_Exercise_
Produce an exact copy of the lines below that run from the line containing "Convert this chart to matplotlib code." to the line containing "import numpy as np", inclusive; any picture is omitted.

— Begin Supplied information —

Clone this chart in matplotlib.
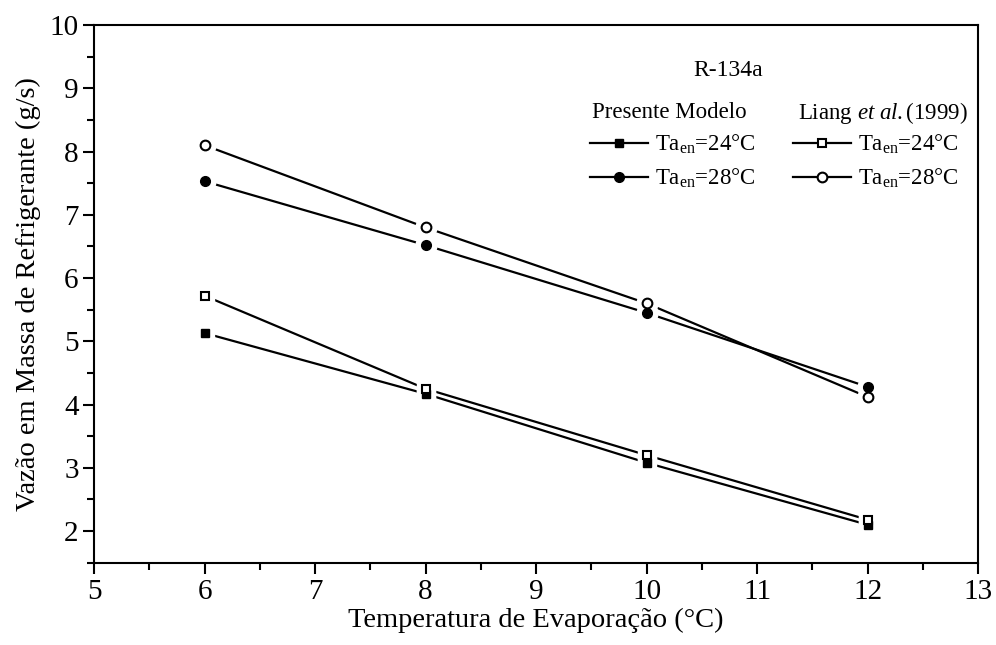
import matplotlib
matplotlib.use("Agg")
import matplotlib.pyplot as plt
from matplotlib.lines import Line2D
from matplotlib.ticker import MultipleLocator

plt.rcParams["font.family"] = ["Liberation Serif", "DejaVu Serif"]
plt.rcParams["mathtext.fontset"] = "custom"
plt.rcParams["mathtext.rm"] = "Liberation Serif"
plt.rcParams["mathtext.it"] = "Liberation Serif:italic"

# Evaporation temperature (°C)
temp_evap = [6, 8, 10, 12]

# Refrigerant mass flow (g/s)
modelo_24 = [5.13, 4.17, 3.08, 2.10]
modelo_28 = [7.53, 6.52, 5.45, 4.28]
liang_24 = [5.72, 4.25, 3.20, 2.18]
liang_28 = [8.10, 6.80, 5.60, 4.12]

lbl_24 = r"Ta$_{\mathrm{en}}$=24°C"
lbl_28 = r"Ta$_{\mathrm{en}}$=28°C"

fig = plt.figure(figsize=(9.96, 6.45), dpi=100)
ax = fig.add_axes([0.0944, 0.1276, 0.8876, 0.8336])

lw = 1.6
series = [
    (modelo_24, dict(marker="s", mfc="black", mec="black", ms=5.5)),
    (modelo_28, dict(marker="o", mfc="black", mec="black", ms=7)),
    (liang_24, dict(marker="s", mfc="white", mec="black", ms=5.5, mew=1.5)),
    (liang_28, dict(marker="o", mfc="white", mec="black", ms=7, mew=1.5)),
]
handles = []
for vals, st in series:
    ax.plot(temp_evap, vals, color="black", lw=lw, zorder=2)
    # white halo leaves a small gap between line and symbol
    ax.plot(temp_evap, vals, ls="none", marker=st["marker"], ms=st["ms"] + 8,
            mfc="white", mec="white", zorder=3)
    ax.plot(temp_evap, vals, ls="none", zorder=4, **st)
    handles.append(Line2D([], [], color="black", lw=lw, **st))

ax.set_xlim(5, 13)
ax.set_ylim(1.5, 10)
ax.xaxis.set_major_locator(MultipleLocator(1))
ax.xaxis.set_minor_locator(MultipleLocator(0.5))
ax.yaxis.set_major_locator(MultipleLocator(1))
ax.yaxis.set_minor_locator(MultipleLocator(0.5))
ax.set_yticks([2, 3, 4, 5, 6, 7, 8, 9, 10])
ax.tick_params(which="major", direction="out", length=8, width=1.5, labelsize=21, pad=3)
ax.tick_params(axis="x", which="major", pad=4)
ax.tick_params(which="minor", direction="out", length=5, width=1.5)
ax.tick_params(top=False, right=False)
for sp in ax.spines.values():
    sp.set_linewidth(1.5)

ax.set_xlabel("Temperatura de Evaporação (°C)", fontsize=20.5, labelpad=2)
ax.set_ylabel("Vazão em Massa de Refrigerante (g/s)", fontsize=20.5, labelpad=6)

ax.text(0.717, 0.916, "R-134a", transform=ax.transAxes, fontsize=17,
        ha="center", va="center")
ax.text(0.563, 0.838, "Presente Modelo", transform=ax.transAxes, fontsize=16.5,
        ha="left", va="center")
ax.text(0.796, 0.836, r"Liang $\mathit{et\ al.}$(1999)", transform=ax.transAxes,
        fontsize=16.5, ha="left", va="center")

leg = ax.legend(handles, [lbl_24, lbl_28, lbl_24, lbl_28], ncol=2, frameon=False,
                loc="upper left", bbox_to_anchor=(0.561, 0.8), fontsize=16.5,
                handlelength=2.55, handletextpad=0.3, columnspacing=1.6,
                labelspacing=0.48, borderpad=0, borderaxespad=0)

fig.savefig("out.png", dpi=100)
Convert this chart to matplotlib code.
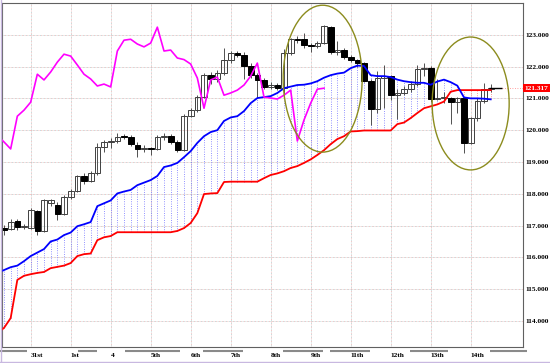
import matplotlib
matplotlib.use("Agg")
import matplotlib.pyplot as plt
from matplotlib.patches import Ellipse
import numpy as np

# ---------------- data (4-hour bars) ----------------
opens = [116.92, 116.90, 117.14, 116.94, 116.92, 117.45, 116.84, 117.70, 117.65, 117.37,
         117.89, 118.10, 118.56, 118.41, 118.66, 119.48, 119.62, 119.66, 119.80, 119.79,
         119.52, 119.42, 119.43, 119.41, 119.80, 119.82, 119.64, 119.37, 120.44, 120.63,
         121.05, 121.75, 121.60, 121.80, 122.20, 122.42, 122.36, 122.03, 121.73, 121.58,
         121.36, 121.42, 121.33, 122.42, 122.86, 122.86, 122.68, 122.64, 122.74, 123.24,
         122.46, 122.52, 122.30, 122.20, 122.11, 121.55, 120.66, 121.65, 121.70, 121.10,
         121.18, 121.30, 121.45, 121.93, 121.97, 120.98, 121.00, 121.02, 120.88, 121.00,
         119.60, 120.38, 120.92, 121.30]
highs = [117.02, 117.22, 117.20, 117.05, 117.55, 117.50, 117.85, 117.82, 117.75, 117.95,
         118.15, 118.60, 118.65, 118.72, 119.59, 119.70, 119.75, 119.92, 119.88, 119.84,
         119.63, 119.52, 119.48, 119.85, 119.90, 119.88, 119.70, 120.50, 120.70, 121.10,
         121.80, 121.83, 121.90, 122.58, 122.50, 122.50, 122.45, 122.10, 121.80, 121.65,
         121.50, 121.48, 122.55, 122.90, 122.95, 123.05, 122.75, 122.80, 123.30, 123.28,
         122.80, 122.58, 122.35, 122.25, 122.15, 121.62, 121.85, 122.05, 121.75, 121.30,
         121.40, 121.55, 122.05, 122.12, 122.03, 121.60, 121.20, 121.05, 121.05, 121.04,
         120.40, 121.00, 121.48, 121.45]
lows = [116.70, 116.85, 116.85, 116.88, 116.90, 116.70, 116.80, 117.60, 117.17, 117.33,
        117.83, 118.05, 118.30, 118.38, 118.60, 119.30, 119.45, 119.60, 119.72, 119.50,
        119.16, 119.30, 119.22, 119.38, 119.70, 119.55, 119.30, 119.33, 120.40, 120.58,
        121.00, 121.45, 121.50, 121.75, 122.10, 122.30, 121.60, 121.65, 121.00, 121.30,
        121.28, 121.25, 121.10, 122.35, 122.75, 122.60, 122.45, 122.58, 122.70, 122.40,
        122.36, 122.25, 122.15, 122.00, 121.50, 120.15, 120.55, 120.70, 120.95, 120.35,
        121.10, 121.20, 121.40, 121.70, 120.90, 120.95, 120.85, 120.20, 120.55, 119.28,
        119.55, 120.30, 120.85, 121.20]
closes = [116.87, 117.12, 116.94, 116.98, 117.50, 116.84, 117.80, 117.80, 117.37, 117.89,
          118.10, 118.56, 118.41, 118.66, 119.48, 119.62, 119.66, 119.80, 119.79, 119.56,
          119.42, 119.43, 119.41, 119.80, 119.82, 119.64, 119.37, 120.44, 120.63, 121.05,
          121.75, 121.60, 121.80, 122.20, 122.42, 122.36, 122.03, 121.73, 121.58, 121.36,
          121.42, 121.33, 122.42, 122.86, 122.84, 122.68, 122.64, 122.74, 123.27, 122.46,
          122.52, 122.30, 122.20, 122.11, 121.55, 120.66, 121.65, 121.70, 121.10, 121.18,
          121.30, 121.45, 121.93, 121.97, 120.98, 121.00, 121.03, 120.88, 121.00, 119.60,
          120.38, 120.92, 121.30, 121.32]

# lagging span (bar -1 .. 48)
lagging = [119.82, 119.63, 119.41, 120.44, 120.63, 120.88, 121.76, 121.58, 121.83, 122.14,
           122.39, 122.33, 122.05, 121.76, 121.61, 121.39, 121.45, 121.36, 122.49, 122.83,
           122.86, 122.71, 122.62, 122.74, 123.24, 122.49, 122.52, 122.27, 122.22, 122.08,
           121.64, 120.69, 121.58, 121.67, 121.10, 121.17, 121.26, 121.42, 121.70, 122.11,
           121.04, 121.01, 120.98, 121.10, 121.26, 119.66, 120.32, 120.85, 121.29, 121.32]

# leading spans (bar -1 .. 73)
span_blue = [115.51, 115.60, 115.69, 115.74, 115.88, 116.04, 116.15, 116.26, 116.50, 116.56,
             116.70, 116.78, 116.98, 117.04, 117.11, 117.61, 117.70, 117.79, 118.01, 118.07,
             118.12, 118.27, 118.35, 118.43, 118.56, 118.84, 118.89, 118.97, 119.15, 119.34,
             119.60, 119.81, 119.94, 120.00, 120.29, 120.40, 120.44, 120.60, 120.85, 121.01,
             121.04, 121.07, 121.17, 121.32, 121.37, 121.42, 121.43, 121.47, 121.54, 121.65,
             121.73, 121.78, 121.81, 121.95, 122.03, 122.02, 121.73, 121.70, 121.70, 121.67,
             121.59, 121.54, 121.51, 121.49, 121.49, 121.43, 121.53, 121.59, 121.51, 121.40,
             121.03, 121.00, 121.00, 120.99, 120.97]
span_red = [113.62, 113.78, 114.09, 115.29, 115.42, 115.47, 115.51, 115.54, 115.66, 115.70,
            115.74, 115.82, 116.04, 116.10, 116.12, 116.54, 116.63, 116.67, 116.79, 116.79,
            116.79, 116.79, 116.79, 116.79, 116.79, 116.79, 116.79, 116.83, 116.92, 117.08,
            117.39, 117.99, 118.01, 118.02, 118.37, 118.38, 118.38, 118.38, 118.38, 118.38,
            118.49, 118.59, 118.64, 118.71, 118.81, 118.87, 118.97, 119.08, 119.22, 119.37,
            119.56, 119.72, 119.81, 119.96, 119.97, 119.99, 119.99, 119.99, 119.99, 119.99,
            120.19, 120.24, 120.38, 120.54, 120.69, 120.75, 120.81, 120.90, 121.21, 121.26,
            121.26, 121.26, 121.26, 121.26, 121.26]

day_labels = ["31st", "1st", "4", "5th", "6th", "7th", "8th", "9th", "11th", "12th", "13th", "14th"]
session_bars = [(-0.6, 3.45), (11.1, 13.95), (18.15, 26.4), (29.85, 35.85), (41.85, 47.85),
                (48.9, 54.9), (60.9, 66.6), (72.9, 78.5)]
price_ticks = [114, 115, 116, 117, 118, 119, 120, 121, 122, 123]
last_price = 121.317

FONT = "Liberation Serif"
FS = 5.3

# ---------------- figure ----------------
fig = plt.figure(figsize=(5.5, 3.63), dpi=100)
fig.patch.set_facecolor("white")
ax = fig.add_axes([2 / 550, 16 / 363, 521 / 550, 344 / 363])
ax.set_xlim(-0.3, 77.85)
ax.set_ylim(113.18, 124.0)

n = len(closes)
x = np.arange(n)
xs = np.arange(-1, n)

# grid
for p in price_ticks:
    ax.axhline(p, color="#e89090", lw=0.5, ls=(0, (1, 3)), zorder=0)
    ax.axhline(p, color="#90b8b8", lw=0.5, ls=(2, (1, 3)), zorder=0)
day_pos = [4 + 6 * k for k in range(len(day_labels))]
for d in day_pos:
    ax.axvline(d, color="#e89090", lw=0.5, ls=(0, (1, 3)), zorder=0)
    ax.axvline(d, color="#90b8b8", lw=0.5, ls=(2, (1, 3)), zorder=0)

# cloud hatching
sb = np.array(span_blue)
sr = np.array(span_red)
for xi, b, r in zip(xs, sb, sr):
    c = "#7070ff" if b >= r else "#ff7a7a"
    ax.vlines(xi, min(b, r), max(b, r), colors=c, lw=0.6, ls=(0, (1, 1.8)), zorder=1)

# candles
o = np.array(opens); h = np.array(highs); l = np.array(lows); c = np.array(closes)
ax.vlines(x, l, h, colors="#505050", lw=0.7, zorder=2)
up = c >= o
body_lo = np.minimum(o, c)
body_h = np.maximum(np.abs(c - o), 0.02)
ax.bar(x[up], body_h[up], bottom=body_lo[up], width=0.85, facecolor="none",
       edgecolor="#404040", lw=0.7, zorder=2.5)
ax.bar(x[~up], body_h[~up], bottom=body_lo[~up], width=0.85, facecolor="black",
       edgecolor="black", lw=0.7, zorder=2.5)

# lines
ax.plot(xs, sr, color="#ff0000", lw=1.3, zorder=3)
ax.plot(xs, sb, color="#0000ff", lw=1.3, zorder=3)
ax.plot(np.arange(-1, len(lagging) - 1), lagging, color="#ff00ff", lw=1.2, zorder=3)

# last price markers
ax.hlines(last_price, n - 1.2, n + 0.7, colors="black", lw=1.0, zorder=4)
ax.hlines(last_price, n + 0.7, 77.85, colors="#ff8080", lw=0.6, ls=(0, (1, 2)), zorder=1)

# annotation ellipses
ax.add_patch(Ellipse((47.8, 121.62), 11.85, 4.62, fill=False, ec="#8c8c1e", lw=1.0, zorder=5))
ax.add_patch(Ellipse((70.0, 120.84), 11.55, 4.18, fill=False, ec="#8c8c1e", lw=1.0, zorder=5))

# axes styling
for s in ax.spines.values():
    s.set_color("#606060")
    s.set_linewidth(0.8)
ax.set_xticks([])
ax.yaxis.tick_right()
ax.set_yticks(price_ticks)
ax.set_yticklabels([f"{p:.3f}" for p in price_ticks], fontfamily=FONT, fontsize=FS,
                   fontweight="bold")
ax.tick_params(axis="y", length=0, pad=1.5)

# price tag
ax.text(1.0035, last_price, f"{last_price:.3f}", transform=ax.get_yaxis_transform(),
        fontfamily=FONT, fontsize=FS, fontweight="bold", color="white", va="center", ha="left",
        bbox=dict(boxstyle="square,pad=0.2", fc="#ff0000", ec="none"), clip_on=False, zorder=6)

# day labels and session bars
tr = ax.get_xaxis_transform()
for d, lab in zip(day_pos, day_labels):
    ax.text(d, -0.026, lab, transform=tr, fontfamily=FONT, fontsize=FS, fontweight="bold",
            ha="left", va="center", clip_on=False)
for a, b in session_bars:
    ax.plot([a, b], [-0.012, -0.012], transform=tr, color="#8a8a8a", lw=1.5,
            solid_capstyle="butt", clip_on=False)

# faint window border
fig.add_artist(plt.Line2D([0.001, 0.001], [0, 1], color="#c8b8e0", lw=1.0))
fig.add_artist(plt.Line2D([0, 1], [0.002, 0.002], color="#c8b8e0", lw=1.0))

fig.savefig("out.png", dpi=100)
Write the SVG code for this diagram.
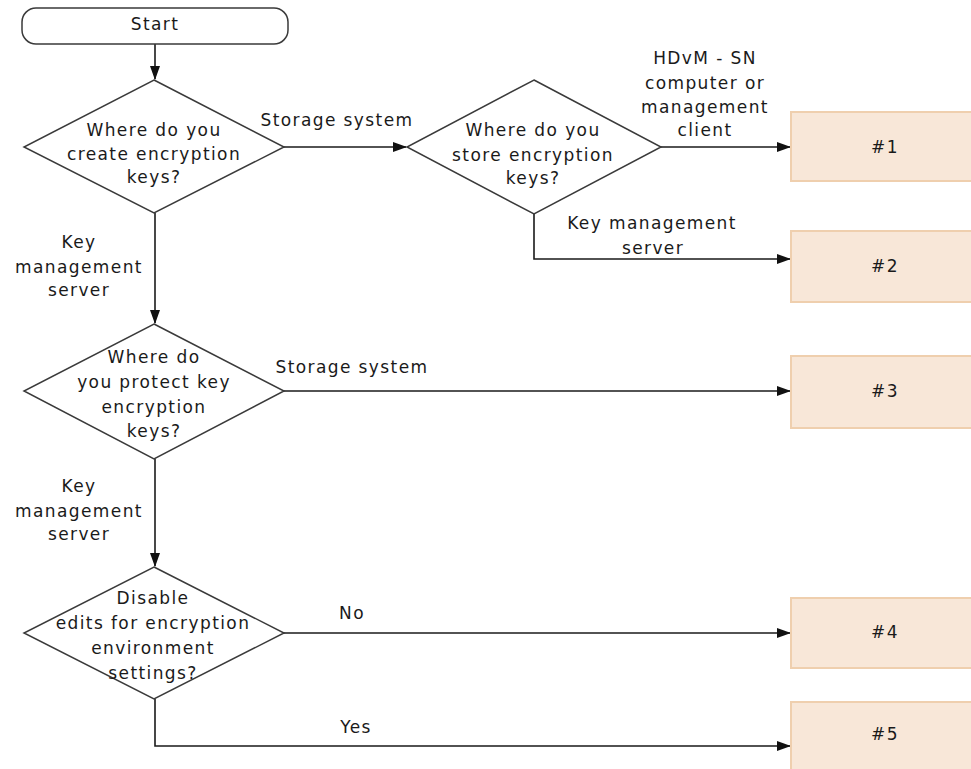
<svg xmlns="http://www.w3.org/2000/svg" width="971" height="769" viewBox="0 0 971 769">
<style>
text{font-family:"DejaVu Sans","Liberation Sans",sans-serif;font-size:17px;letter-spacing:1.4px;fill:#1a1a1a;text-anchor:middle}
.shape{fill:#fff;stroke:#3a3a3a;stroke-width:1.5}
.box{fill:#F8E7D8;stroke:#EFCFAE;stroke-width:2}
.conn{fill:none;stroke:#1a1a1a;stroke-width:1.6}
</style>
<defs>
<marker id="arr" markerUnits="userSpaceOnUse" markerWidth="14" markerHeight="10" refX="13" refY="5" orient="auto">
<path d="M0,0 L14,5 L0,10 Z" fill="#111"/>
</marker>
</defs>
<rect width="971" height="769" fill="#fff"/>
<g id="connectors">
<line class="conn" x1="155" y1="44" x2="155" y2="79" marker-end="url(#arr)"/>
<line class="conn" x1="284" y1="147" x2="406" y2="147" marker-end="url(#arr)"/>
<line class="conn" x1="661" y1="147" x2="790" y2="147" marker-end="url(#arr)"/>
<polyline class="conn" points="534,214 534,259 790,259" marker-end="url(#arr)"/>
<line class="conn" x1="155" y1="213" x2="155" y2="323" marker-end="url(#arr)"/>
<line class="conn" x1="284" y1="391" x2="790" y2="391" marker-end="url(#arr)"/>
<line class="conn" x1="155" y1="459" x2="155" y2="566" marker-end="url(#arr)"/>
<line class="conn" x1="284" y1="633" x2="790" y2="633" marker-end="url(#arr)"/>
<polyline class="conn" points="155,699 155,746 790,746" marker-end="url(#arr)"/>
<text x="337" y="126">Storage system</text>
<text x="705" y="64">HDvM - SN</text>
<text x="705" y="89">computer or</text>
<text x="705" y="113">management</text>
<text x="705" y="136">client</text>
<text x="652" y="229">Key management</text>
<text x="653" y="254">server</text>
<text x="79" y="248">Key</text>
<text x="79" y="273">management</text>
<text x="79" y="296">server</text>
<text x="352" y="373">Storage system</text>
<text x="79" y="492">Key</text>
<text x="79" y="517">management</text>
<text x="79" y="540">server</text>
<text x="352" y="619">No</text>
<text x="356" y="733">Yes</text>
</g>
<g id="start">
<rect class="shape" x="22" y="8" width="266" height="36" rx="14"/>
<text x="155" y="30">Start</text>
</g>
<g id="q1">
<polygon class="shape" points="154,80 284,147 154,213 24,147"/>
<text x="154" y="136">Where do you</text>
<text x="154" y="160">create encryption</text>
<text x="154" y="183">keys?</text>
</g>
<g id="q2">
<polygon class="shape" points="534,80 661,147 534,214 407,147"/>
<text x="533" y="136">Where do you</text>
<text x="533" y="161">store encryption</text>
<text x="533" y="184">keys?</text>
</g>
<g id="q3">
<polygon class="shape" points="154,324 284,391 154,459 24,391"/>
<text x="154" y="363">Where do</text>
<text x="154" y="388">you protect key</text>
<text x="154" y="413">encryption</text>
<text x="154" y="437">keys?</text>
</g>
<g id="q4">
<polygon class="shape" points="154,567 284,633 154,699 24,633"/>
<text x="153" y="604">Disable</text>
<text x="153" y="629">edits for encryption</text>
<text x="153" y="654">environment</text>
<text x="153" y="679">settings?</text>
</g>
<g id="r1"><rect class="box" x="791" y="112" width="190" height="69"/><text x="885" y="153">#1</text></g>
<g id="r2"><rect class="box" x="791" y="231" width="190" height="71"/><text x="885" y="272">#2</text></g>
<g id="r3"><rect class="box" x="791" y="356" width="190" height="72"/><text x="885" y="397">#3</text></g>
<g id="r4"><rect class="box" x="791" y="598" width="190" height="70"/><text x="885" y="638">#4</text></g>
<g id="r5"><rect class="box" x="791" y="702" width="190" height="80"/><text x="885" y="740">#5</text></g>
</svg>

— End Supplied information —

_Final result_
Convert this chart to matplotlib code.
import matplotlib
matplotlib.use("Agg")
import matplotlib.pyplot as plt
from matplotlib.patches import Ellipse
import numpy as np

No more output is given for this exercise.